WRITTEN PROBLEM >> Transcribe the records that follow. Keep every word exactly, and drop the pictures.

++++ ENTRIES

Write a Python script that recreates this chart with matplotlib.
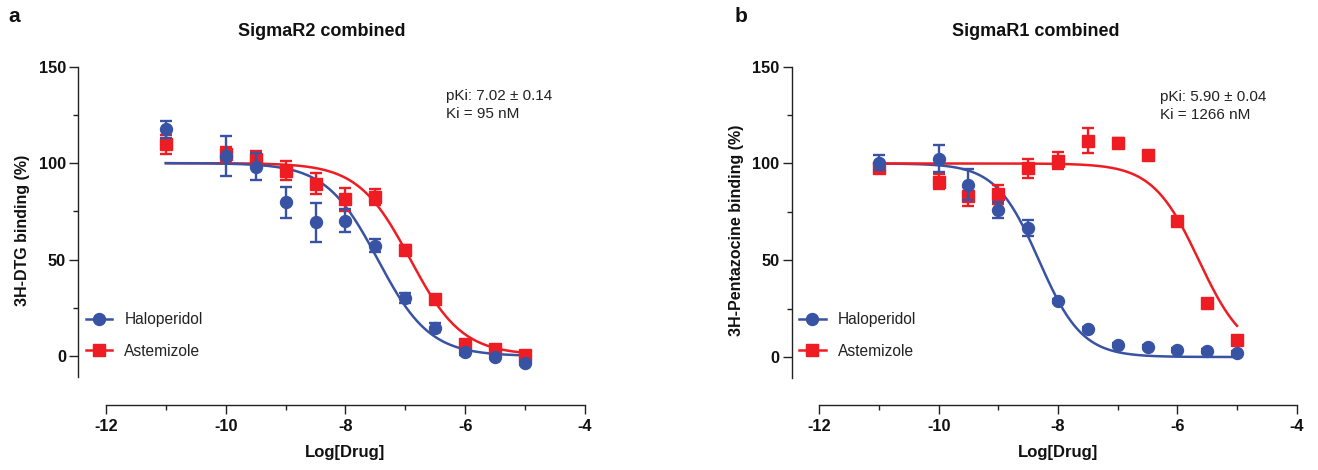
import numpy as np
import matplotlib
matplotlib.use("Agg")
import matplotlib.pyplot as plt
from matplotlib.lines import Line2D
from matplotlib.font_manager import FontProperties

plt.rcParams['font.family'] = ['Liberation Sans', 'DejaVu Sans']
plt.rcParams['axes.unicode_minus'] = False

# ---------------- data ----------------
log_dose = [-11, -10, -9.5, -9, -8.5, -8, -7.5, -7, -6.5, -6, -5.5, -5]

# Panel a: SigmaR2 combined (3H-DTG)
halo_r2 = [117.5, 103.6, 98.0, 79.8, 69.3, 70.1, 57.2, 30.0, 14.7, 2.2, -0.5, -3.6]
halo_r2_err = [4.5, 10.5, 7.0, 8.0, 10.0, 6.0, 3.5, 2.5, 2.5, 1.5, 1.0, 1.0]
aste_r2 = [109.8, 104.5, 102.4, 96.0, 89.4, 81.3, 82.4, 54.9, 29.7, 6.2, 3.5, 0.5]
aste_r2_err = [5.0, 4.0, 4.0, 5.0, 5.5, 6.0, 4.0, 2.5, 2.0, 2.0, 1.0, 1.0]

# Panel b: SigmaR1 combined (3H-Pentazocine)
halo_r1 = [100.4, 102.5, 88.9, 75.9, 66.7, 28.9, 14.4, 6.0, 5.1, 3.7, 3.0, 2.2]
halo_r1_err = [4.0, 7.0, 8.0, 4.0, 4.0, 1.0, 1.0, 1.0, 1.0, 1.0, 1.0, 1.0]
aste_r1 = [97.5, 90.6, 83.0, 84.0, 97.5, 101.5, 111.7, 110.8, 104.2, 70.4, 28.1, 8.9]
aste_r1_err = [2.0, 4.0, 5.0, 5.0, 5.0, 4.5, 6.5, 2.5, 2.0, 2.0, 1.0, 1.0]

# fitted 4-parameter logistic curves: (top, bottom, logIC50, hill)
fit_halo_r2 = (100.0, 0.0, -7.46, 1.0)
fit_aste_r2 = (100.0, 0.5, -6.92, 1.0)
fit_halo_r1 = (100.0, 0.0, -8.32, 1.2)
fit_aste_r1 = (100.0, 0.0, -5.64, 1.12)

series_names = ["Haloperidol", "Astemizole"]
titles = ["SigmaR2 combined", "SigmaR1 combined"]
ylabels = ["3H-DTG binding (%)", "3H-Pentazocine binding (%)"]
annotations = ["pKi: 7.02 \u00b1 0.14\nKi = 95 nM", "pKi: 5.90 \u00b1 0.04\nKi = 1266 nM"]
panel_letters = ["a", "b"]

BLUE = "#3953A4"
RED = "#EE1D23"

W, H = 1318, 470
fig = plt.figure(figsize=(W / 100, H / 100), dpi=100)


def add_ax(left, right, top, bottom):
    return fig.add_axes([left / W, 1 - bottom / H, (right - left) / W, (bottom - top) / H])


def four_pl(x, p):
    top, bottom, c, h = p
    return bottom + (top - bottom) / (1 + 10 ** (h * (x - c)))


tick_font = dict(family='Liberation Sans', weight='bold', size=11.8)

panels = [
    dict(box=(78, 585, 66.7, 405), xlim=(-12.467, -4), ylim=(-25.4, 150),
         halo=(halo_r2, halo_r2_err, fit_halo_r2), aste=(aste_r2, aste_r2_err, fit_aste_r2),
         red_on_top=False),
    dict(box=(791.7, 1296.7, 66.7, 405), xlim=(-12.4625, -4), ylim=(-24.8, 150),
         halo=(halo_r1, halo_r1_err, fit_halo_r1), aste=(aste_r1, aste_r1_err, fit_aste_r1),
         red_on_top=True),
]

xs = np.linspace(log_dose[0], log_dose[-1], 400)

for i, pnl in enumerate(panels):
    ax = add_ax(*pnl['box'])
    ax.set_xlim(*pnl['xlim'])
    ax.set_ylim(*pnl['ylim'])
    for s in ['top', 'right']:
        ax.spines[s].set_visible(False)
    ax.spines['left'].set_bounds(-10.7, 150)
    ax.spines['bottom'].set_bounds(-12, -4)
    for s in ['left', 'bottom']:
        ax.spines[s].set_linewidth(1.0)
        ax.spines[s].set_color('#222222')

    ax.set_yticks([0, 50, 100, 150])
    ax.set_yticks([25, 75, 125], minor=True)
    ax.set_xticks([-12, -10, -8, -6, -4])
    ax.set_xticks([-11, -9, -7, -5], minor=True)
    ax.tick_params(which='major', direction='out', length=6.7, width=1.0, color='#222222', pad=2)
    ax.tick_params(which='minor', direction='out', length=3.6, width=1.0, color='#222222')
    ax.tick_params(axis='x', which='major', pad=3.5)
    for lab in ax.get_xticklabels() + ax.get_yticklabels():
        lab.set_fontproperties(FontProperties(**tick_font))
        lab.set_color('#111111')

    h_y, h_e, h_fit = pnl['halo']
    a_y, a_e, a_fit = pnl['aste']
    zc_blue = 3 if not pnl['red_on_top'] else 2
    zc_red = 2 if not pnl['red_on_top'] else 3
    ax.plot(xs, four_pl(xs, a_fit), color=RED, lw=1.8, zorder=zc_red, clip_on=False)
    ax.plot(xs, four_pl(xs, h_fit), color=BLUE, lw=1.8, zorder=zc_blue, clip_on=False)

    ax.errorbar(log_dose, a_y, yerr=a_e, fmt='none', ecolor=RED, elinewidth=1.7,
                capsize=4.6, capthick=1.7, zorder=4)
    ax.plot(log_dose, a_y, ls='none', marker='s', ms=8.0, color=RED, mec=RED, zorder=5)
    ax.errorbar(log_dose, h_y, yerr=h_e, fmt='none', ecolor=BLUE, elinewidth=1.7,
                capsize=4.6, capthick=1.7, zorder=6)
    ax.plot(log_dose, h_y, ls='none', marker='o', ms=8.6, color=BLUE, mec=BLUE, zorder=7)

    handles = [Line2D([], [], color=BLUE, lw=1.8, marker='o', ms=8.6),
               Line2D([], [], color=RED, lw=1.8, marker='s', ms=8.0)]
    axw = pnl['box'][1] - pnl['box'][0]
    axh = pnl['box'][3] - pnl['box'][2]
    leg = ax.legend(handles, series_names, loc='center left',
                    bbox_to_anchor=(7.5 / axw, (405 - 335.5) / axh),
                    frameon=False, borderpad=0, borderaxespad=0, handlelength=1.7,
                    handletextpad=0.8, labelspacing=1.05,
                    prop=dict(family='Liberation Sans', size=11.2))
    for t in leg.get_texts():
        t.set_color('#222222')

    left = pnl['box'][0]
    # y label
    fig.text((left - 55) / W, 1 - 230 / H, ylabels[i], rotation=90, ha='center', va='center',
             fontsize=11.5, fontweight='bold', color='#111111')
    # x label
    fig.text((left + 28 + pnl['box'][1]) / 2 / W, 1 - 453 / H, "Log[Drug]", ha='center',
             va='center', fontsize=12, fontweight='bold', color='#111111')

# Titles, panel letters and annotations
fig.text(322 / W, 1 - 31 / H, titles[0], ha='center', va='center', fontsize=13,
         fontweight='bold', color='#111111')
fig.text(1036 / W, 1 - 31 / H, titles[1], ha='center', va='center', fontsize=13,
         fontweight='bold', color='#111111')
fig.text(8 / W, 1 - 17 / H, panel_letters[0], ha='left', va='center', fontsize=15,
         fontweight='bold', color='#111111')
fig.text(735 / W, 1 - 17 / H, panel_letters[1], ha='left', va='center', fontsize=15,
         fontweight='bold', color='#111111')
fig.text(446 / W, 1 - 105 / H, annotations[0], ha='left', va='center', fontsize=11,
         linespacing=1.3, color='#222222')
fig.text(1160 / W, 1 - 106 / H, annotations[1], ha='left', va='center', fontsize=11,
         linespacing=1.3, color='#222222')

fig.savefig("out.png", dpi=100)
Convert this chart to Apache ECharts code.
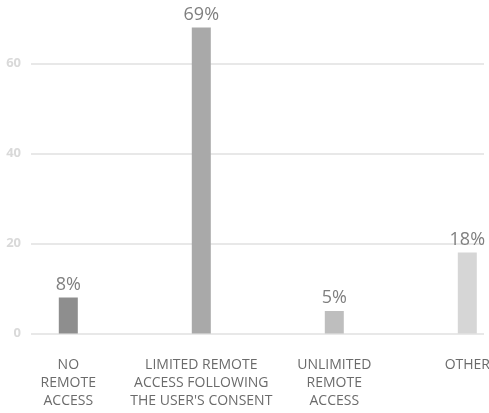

++++++++

ANSWER TO THIS TASK >>
Write a Python script that recreates this chart with matplotlib.
import numpy as np
import matplotlib
matplotlib.use("Agg")
import matplotlib.pyplot as plt
from matplotlib.lines import Line2D
from matplotlib.font_manager import FontProperties

plt.rcParams['font.family'] = ['Liberation Sans', 'DejaVu Sans']
plt.rcParams['axes.unicode_minus'] = False

# ---------------- data ----------------
log_dose = [-11, -10, -9.5, -9, -8.5, -8, -7.5, -7, -6.5, -6, -5.5, -5]

# Panel a: SigmaR2 combined (3H-DTG)
halo_r2 = [117.5, 103.6, 98.0, 79.8, 69.3, 70.1, 57.2, 30.0, 14.7, 2.2, -0.5, -3.6]
halo_r2_err = [4.5, 10.5, 7.0, 8.0, 10.0, 6.0, 3.5, 2.5, 2.5, 1.5, 1.0, 1.0]
aste_r2 = [109.8, 104.5, 102.4, 96.0, 89.4, 81.3, 82.4, 54.9, 29.7, 6.2, 3.5, 0.5]
aste_r2_err = [5.0, 4.0, 4.0, 5.0, 5.5, 6.0, 4.0, 2.5, 2.0, 2.0, 1.0, 1.0]

# Panel b: SigmaR1 combined (3H-Pentazocine)
halo_r1 = [100.4, 102.5, 88.9, 75.9, 66.7, 28.9, 14.4, 6.0, 5.1, 3.7, 3.0, 2.2]
halo_r1_err = [4.0, 7.0, 8.0, 4.0, 4.0, 1.0, 1.0, 1.0, 1.0, 1.0, 1.0, 1.0]
aste_r1 = [97.5, 90.6, 83.0, 84.0, 97.5, 101.5, 111.7, 110.8, 104.2, 70.4, 28.1, 8.9]
aste_r1_err = [2.0, 4.0, 5.0, 5.0, 5.0, 4.5, 6.5, 2.5, 2.0, 2.0, 1.0, 1.0]

# fitted 4-parameter logistic curves: (top, bottom, logIC50, hill)
fit_halo_r2 = (100.0, 0.0, -7.46, 1.0)
fit_aste_r2 = (100.0, 0.5, -6.92, 1.0)
fit_halo_r1 = (100.0, 0.0, -8.32, 1.2)
fit_aste_r1 = (100.0, 0.0, -5.64, 1.12)

series_names = ["Haloperidol", "Astemizole"]
titles = ["SigmaR2 combined", "SigmaR1 combined"]
ylabels = ["3H-DTG binding (%)", "3H-Pentazocine binding (%)"]
annotations = ["pKi: 7.02 \u00b1 0.14\nKi = 95 nM", "pKi: 5.90 \u00b1 0.04\nKi = 1266 nM"]
panel_letters = ["a", "b"]

BLUE = "#3953A4"
RED = "#EE1D23"

W, H = 1318, 470
fig = plt.figure(figsize=(W / 100, H / 100), dpi=100)


def add_ax(left, right, top, bottom):
    return fig.add_axes([left / W, 1 - bottom / H, (right - left) / W, (bottom - top) / H])


def four_pl(x, p):
    top, bottom, c, h = p
    return bottom + (top - bottom) / (1 + 10 ** (h * (x - c)))


tick_font = dict(family='Liberation Sans', weight='bold', size=11.8)

panels = [
    dict(box=(78, 585, 66.7, 405), xlim=(-12.467, -4), ylim=(-25.4, 150),
         halo=(halo_r2, halo_r2_err, fit_halo_r2), aste=(aste_r2, aste_r2_err, fit_aste_r2),
         red_on_top=False),
    dict(box=(791.7, 1296.7, 66.7, 405), xlim=(-12.4625, -4), ylim=(-24.8, 150),
         halo=(halo_r1, halo_r1_err, fit_halo_r1), aste=(aste_r1, aste_r1_err, fit_aste_r1),
         red_on_top=True),
]

xs = np.linspace(log_dose[0], log_dose[-1], 400)

for i, pnl in enumerate(panels):
    ax = add_ax(*pnl['box'])
    ax.set_xlim(*pnl['xlim'])
    ax.set_ylim(*pnl['ylim'])
    for s in ['top', 'right']:
        ax.spines[s].set_visible(False)
    ax.spines['left'].set_bounds(-10.7, 150)
    ax.spines['bottom'].set_bounds(-12, -4)
    for s in ['left', 'bottom']:
        ax.spines[s].set_linewidth(1.0)
        ax.spines[s].set_color('#222222')

    ax.set_yticks([0, 50, 100, 150])
    ax.set_yticks([25, 75, 125], minor=True)
    ax.set_xticks([-12, -10, -8, -6, -4])
    ax.set_xticks([-11, -9, -7, -5], minor=True)
    ax.tick_params(which='major', direction='out', length=6.7, width=1.0, color='#222222', pad=2)
    ax.tick_params(which='minor', direction='out', length=3.6, width=1.0, color='#222222')
    ax.tick_params(axis='x', which='major', pad=3.5)
    for lab in ax.get_xticklabels() + ax.get_yticklabels():
        lab.set_fontproperties(FontProperties(**tick_font))
        lab.set_color('#111111')

    h_y, h_e, h_fit = pnl['halo']
    a_y, a_e, a_fit = pnl['aste']
    zc_blue = 3 if not pnl['red_on_top'] else 2
    zc_red = 2 if not pnl['red_on_top'] else 3
    ax.plot(xs, four_pl(xs, a_fit), color=RED, lw=1.8, zorder=zc_red, clip_on=False)
    ax.plot(xs, four_pl(xs, h_fit), color=BLUE, lw=1.8, zorder=zc_blue, clip_on=False)

    ax.errorbar(log_dose, a_y, yerr=a_e, fmt='none', ecolor=RED, elinewidth=1.7,
                capsize=4.6, capthick=1.7, zorder=4)
    ax.plot(log_dose, a_y, ls='none', marker='s', ms=8.0, color=RED, mec=RED, zorder=5)
    ax.errorbar(log_dose, h_y, yerr=h_e, fmt='none', ecolor=BLUE, elinewidth=1.7,
                capsize=4.6, capthick=1.7, zorder=6)
    ax.plot(log_dose, h_y, ls='none', marker='o', ms=8.6, color=BLUE, mec=BLUE, zorder=7)

    handles = [Line2D([], [], color=BLUE, lw=1.8, marker='o', ms=8.6),
               Line2D([], [], color=RED, lw=1.8, marker='s', ms=8.0)]
    axw = pnl['box'][1] - pnl['box'][0]
    axh = pnl['box'][3] - pnl['box'][2]
    leg = ax.legend(handles, series_names, loc='center left',
                    bbox_to_anchor=(7.5 / axw, (405 - 335.5) / axh),
                    frameon=False, borderpad=0, borderaxespad=0, handlelength=1.7,
                    handletextpad=0.8, labelspacing=1.05,
                    prop=dict(family='Liberation Sans', size=11.2))
    for t in leg.get_texts():
        t.set_color('#222222')

    left = pnl['box'][0]
    # y label
    fig.text((left - 55) / W, 1 - 230 / H, ylabels[i], rotation=90, ha='center', va='center',
             fontsize=11.5, fontweight='bold', color='#111111')
    # x label
    fig.text((left + 28 + pnl['box'][1]) / 2 / W, 1 - 453 / H, "Log[Drug]", ha='center',
             va='center', fontsize=12, fontweight='bold', color='#111111')

# Titles, panel letters and annotations
fig.text(322 / W, 1 - 31 / H, titles[0], ha='center', va='center', fontsize=13,
         fontweight='bold', color='#111111')
fig.text(1036 / W, 1 - 31 / H, titles[1], ha='center', va='center', fontsize=13,
         fontweight='bold', color='#111111')
fig.text(8 / W, 1 - 17 / H, panel_letters[0], ha='left', va='center', fontsize=15,
         fontweight='bold', color='#111111')
fig.text(735 / W, 1 - 17 / H, panel_letters[1], ha='left', va='center', fontsize=15,
         fontweight='bold', color='#111111')
fig.text(446 / W, 1 - 105 / H, annotations[0], ha='left', va='center', fontsize=11,
         linespacing=1.3, color='#222222')
fig.text(1160 / W, 1 - 106 / H, annotations[1], ha='left', va='center', fontsize=11,
         linespacing=1.3, color='#222222')

fig.savefig("out.png", dpi=100)
Convert this chart to Apache ECharts code.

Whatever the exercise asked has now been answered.